Provided data:
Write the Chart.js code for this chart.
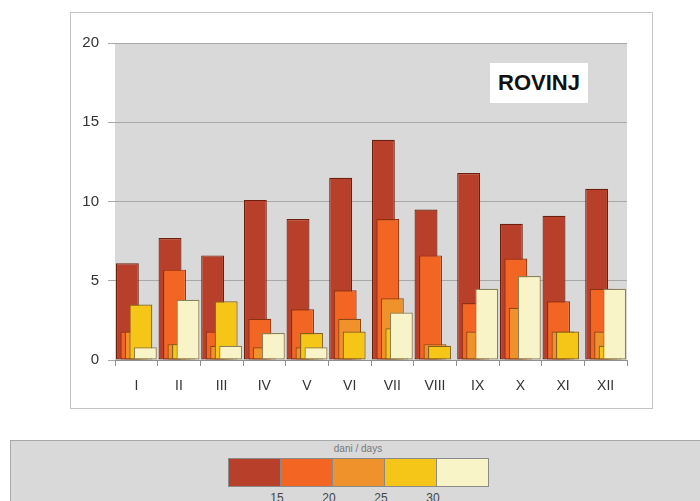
<!DOCTYPE html>
<html><head><meta charset="utf-8">
<script src="https://cdn.jsdelivr.net/npm/chart.js@4.4.1/dist/chart.umd.min.js"></script>
<style>
html,body{margin:0;padding:0;background:#fff;}
#wrap{position:relative;width:700px;height:501px;overflow:hidden;font-family:"Liberation Sans",Arial,sans-serif;}
canvas{position:absolute;left:0;top:0;}
#title{position:absolute;left:490px;top:63px;width:98px;height:40px;background:#fff;font-weight:bold;font-size:22px;line-height:40px;text-align:center;color:#111;}
#legendBox{position:absolute;left:10px;top:440px;width:700px;height:70px;background:#d9d9d9;border-top:1px solid #a8a8a8;border-left:1px solid #a8a8a8;}
#legendTitle{position:absolute;left:258px;top:443px;width:200px;text-align:center;font-size:10px;color:#777;}
.sw{position:absolute;top:458px;height:29px;border:1px solid #8a8a8a;box-sizing:border-box;}
.lt{position:absolute;top:491px;width:30px;text-align:center;font-size:12px;color:#444;}
</style></head><body>
<div id="wrap">
<canvas id="c" width="700" height="501"></canvas>
<div id="title">ROVINJ</div>
<div id="legendBox"></div>
<div id="legendTitle">dani / days</div>
</div>
<script>
const months = ['I','II','III','IV','V','VI','VII','VIII','IX','X','XI','XII'];
const seriesNames = ['<15','15-20','20-25','25-30','>30'];
const s1 = [6.1, 7.7, 6.6, 10.1, 8.9, 11.5, 13.9, 9.5, 11.8, 8.6, 9.1, 10.8];
const s2 = [1.8, 5.7, 1.8, 2.6, 3.2, 4.4, 8.9, 6.6, 3.6, 6.4, 3.7, 4.5];
const s3 = [1.8, 1.0, 0.9, 0.8, 0.8, 2.6, 3.9, 1.0, 1.8, 3.3, 1.8, 1.8];
const s4 = [3.5, 1.0, 3.7, 0, 1.7, 1.8, 2.0, 0.9, 0, 0, 1.8, 0.9];
const s5 = [0.8, 3.8, 0.9, 1.7, 0.8, 0, 3.0, 0, 4.5, 5.3, 0, 4.5];
const yTicks = [0, 5, 10, 15, 20];
const legendTitle = 'dani / days';
const legendTicks = ['15', '20', '25', '30'];

const seriesValues = [s1, s2, s3, s4, s5];
const seriesColors = ['#B8402A', '#F26522', '#F0922B', '#F5C518', '#F8F4C8'];
const seriesBorders = ['#6E200E', '#8E3010', '#8E4A14', '#82621A', '#8C8258'];
const FONT = '"Liberation Sans", Arial, sans-serif';

// legend (colour scale)
const wrap = document.getElementById('wrap');
document.getElementById('legendTitle').textContent = legendTitle;
const lx0 = 228, lw = 52;
seriesColors.forEach((c, i) => {
  const d = document.createElement('div');
  d.className = 'sw';
  d.style.left = (lx0 + i * lw) + 'px';
  d.style.width = (lw + 1) + 'px';
  d.style.background = c;
  wrap.appendChild(d);
});
legendTicks.forEach((t, i) => {
  const d = document.createElement('div');
  d.className = 'lt';
  d.style.left = (lx0 + (i + 1) * lw - 18) + 'px';
  d.textContent = t;
  wrap.appendChild(d);
});

const bgPlugin = {
  id: 'bg',
  beforeDraw(chart) {
    const ctx = chart.ctx, a = chart.chartArea;
    ctx.save();
    ctx.strokeStyle = '#c4c4c4';
    ctx.lineWidth = 1;
    ctx.strokeRect(70.5, 12.5, 582, 396);
    ctx.fillStyle = '#d9d9d9';
    ctx.fillRect(a.left, a.top, a.right - a.left, a.bottom - a.top);
    ctx.restore();
  }
};
const orderPlugin = {
  id: 'order',
  beforeDatasetsDraw(chart) {
    const metas = chart.getSortedVisibleDatasetMetas();
    for (const m of metas) chart._drawDataset(m);
    return false;
  }
};

new Chart(document.getElementById('c'), {
  type: 'bar',
  data: {
    labels: months,
    datasets: seriesValues.map((d, i) => ({
      label: seriesNames[i],
      data: d,
      backgroundColor: seriesColors[i],
      borderColor: seriesBorders[i],
      borderWidth: 1.2,
      borderSkipped: false,
      categoryPercentage: 0.527,
      barPercentage: 5.1
    }))
  },
  options: {
    responsive: false,
    animation: false,
    layout: { padding: { left: 0, top: 43, right: 73, bottom: 101 } },
    plugins: { legend: { display: false }, tooltip: { enabled: false } },
    scales: {
      x: {
        grid: { drawOnChartArea: false, drawTicks: true, tickLength: 6, color: '#909090', offset: true },
        border: { color: '#909090' },
        ticks: { color: '#333', font: { size: 14, family: FONT }, padding: 12, maxRotation: 0, autoSkip: false },
        afterFit(s) { s.height = 40; }
      },
      y: {
        min: 0, max: 20,
        afterBuildTicks(s) { s.ticks = yTicks.map(v => ({ value: v })); },
        ticks: { color: '#333', font: { size: 15, family: FONT }, padding: 9 },
        grid: { color: '#a8a8a8', tickLength: 7 },
        border: { display: false },
        afterFit(s) { s.width = 115; }
      }
    }
  },
  plugins: [bgPlugin, orderPlugin]
});
</script>
</body></html>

What is required:
Output the lines above in full and exactly as given, omitting any pictures.

Exercise response:
Write the Chart.js code for this chart.
<!DOCTYPE html>
<html><head><meta charset="utf-8">
<script src="https://cdn.jsdelivr.net/npm/chart.js@4.4.1/dist/chart.umd.min.js"></script>
<style>
html,body{margin:0;padding:0;background:#fff;}
#wrap{position:relative;width:700px;height:501px;overflow:hidden;font-family:"Liberation Sans",Arial,sans-serif;}
canvas{position:absolute;left:0;top:0;}
#title{position:absolute;left:490px;top:63px;width:98px;height:40px;background:#fff;font-weight:bold;font-size:22px;line-height:40px;text-align:center;color:#111;}
#legendBox{position:absolute;left:10px;top:440px;width:700px;height:70px;background:#d9d9d9;border-top:1px solid #a8a8a8;border-left:1px solid #a8a8a8;}
#legendTitle{position:absolute;left:258px;top:443px;width:200px;text-align:center;font-size:10px;color:#777;}
.sw{position:absolute;top:458px;height:29px;border:1px solid #8a8a8a;box-sizing:border-box;}
.lt{position:absolute;top:491px;width:30px;text-align:center;font-size:12px;color:#444;}
</style></head><body>
<div id="wrap">
<canvas id="c" width="700" height="501"></canvas>
<div id="title">ROVINJ</div>
<div id="legendBox"></div>
<div id="legendTitle">dani / days</div>
</div>
<script>
const months = ['I','II','III','IV','V','VI','VII','VIII','IX','X','XI','XII'];
const seriesNames = ['<15','15-20','20-25','25-30','>30'];
const s1 = [6.1, 7.7, 6.6, 10.1, 8.9, 11.5, 13.9, 9.5, 11.8, 8.6, 9.1, 10.8];
const s2 = [1.8, 5.7, 1.8, 2.6, 3.2, 4.4, 8.9, 6.6, 3.6, 6.4, 3.7, 4.5];
const s3 = [1.8, 1.0, 0.9, 0.8, 0.8, 2.6, 3.9, 1.0, 1.8, 3.3, 1.8, 1.8];
const s4 = [3.5, 1.0, 3.7, 0, 1.7, 1.8, 2.0, 0.9, 0, 0, 1.8, 0.9];
const s5 = [0.8, 3.8, 0.9, 1.7, 0.8, 0, 3.0, 0, 4.5, 5.3, 0, 4.5];
const yTicks = [0, 5, 10, 15, 20];
const legendTitle = 'dani / days';
const legendTicks = ['15', '20', '25', '30'];

const seriesValues = [s1, s2, s3, s4, s5];
const seriesColors = ['#B8402A', '#F26522', '#F0922B', '#F5C518', '#F8F4C8'];
const seriesBorders = ['#6E200E', '#8E3010', '#8E4A14', '#82621A', '#8C8258'];
const FONT = '"Liberation Sans", Arial, sans-serif';

// legend (colour scale)
const wrap = document.getElementById('wrap');
document.getElementById('legendTitle').textContent = legendTitle;
const lx0 = 228, lw = 52;
seriesColors.forEach((c, i) => {
  const d = document.createElement('div');
  d.className = 'sw';
  d.style.left = (lx0 + i * lw) + 'px';
  d.style.width = (lw + 1) + 'px';
  d.style.background = c;
  wrap.appendChild(d);
});
legendTicks.forEach((t, i) => {
  const d = document.createElement('div');
  d.className = 'lt';
  d.style.left = (lx0 + (i + 1) * lw - 18) + 'px';
  d.textContent = t;
  wrap.appendChild(d);
});

const bgPlugin = {
  id: 'bg',
  beforeDraw(chart) {
    const ctx = chart.ctx, a = chart.chartArea;
    ctx.save();
    ctx.strokeStyle = '#c4c4c4';
    ctx.lineWidth = 1;
    ctx.strokeRect(70.5, 12.5, 582, 396);
    ctx.fillStyle = '#d9d9d9';
    ctx.fillRect(a.left, a.top, a.right - a.left, a.bottom - a.top);
    ctx.restore();
  }
};
const orderPlugin = {
  id: 'order',
  beforeDatasetsDraw(chart) {
    const metas = chart.getSortedVisibleDatasetMetas();
    for (const m of metas) chart._drawDataset(m);
    return false;
  }
};

new Chart(document.getElementById('c'), {
  type: 'bar',
  data: {
    labels: months,
    datasets: seriesValues.map((d, i) => ({
      label: seriesNames[i],
      data: d,
      backgroundColor: seriesColors[i],
      borderColor: seriesBorders[i],
      borderWidth: 1.2,
      borderSkipped: false,
      categoryPercentage: 0.527,
      barPercentage: 5.1
    }))
  },
  options: {
    responsive: false,
    animation: false,
    layout: { padding: { left: 0, top: 43, right: 73, bottom: 101 } },
    plugins: { legend: { display: false }, tooltip: { enabled: false } },
    scales: {
      x: {
        grid: { drawOnChartArea: false, drawTicks: true, tickLength: 6, color: '#909090', offset: true },
        border: { color: '#909090' },
        ticks: { color: '#333', font: { size: 14, family: FONT }, padding: 12, maxRotation: 0, autoSkip: false },
        afterFit(s) { s.height = 40; }
      },
      y: {
        min: 0, max: 20,
        afterBuildTicks(s) { s.ticks = yTicks.map(v => ({ value: v })); },
        ticks: { color: '#333', font: { size: 15, family: FONT }, padding: 9 },
        grid: { color: '#a8a8a8', tickLength: 7 },
        border: { display: false },
        afterFit(s) { s.width = 115; }
      }
    }
  },
  plugins: [bgPlugin, orderPlugin]
});
</script>
</body></html>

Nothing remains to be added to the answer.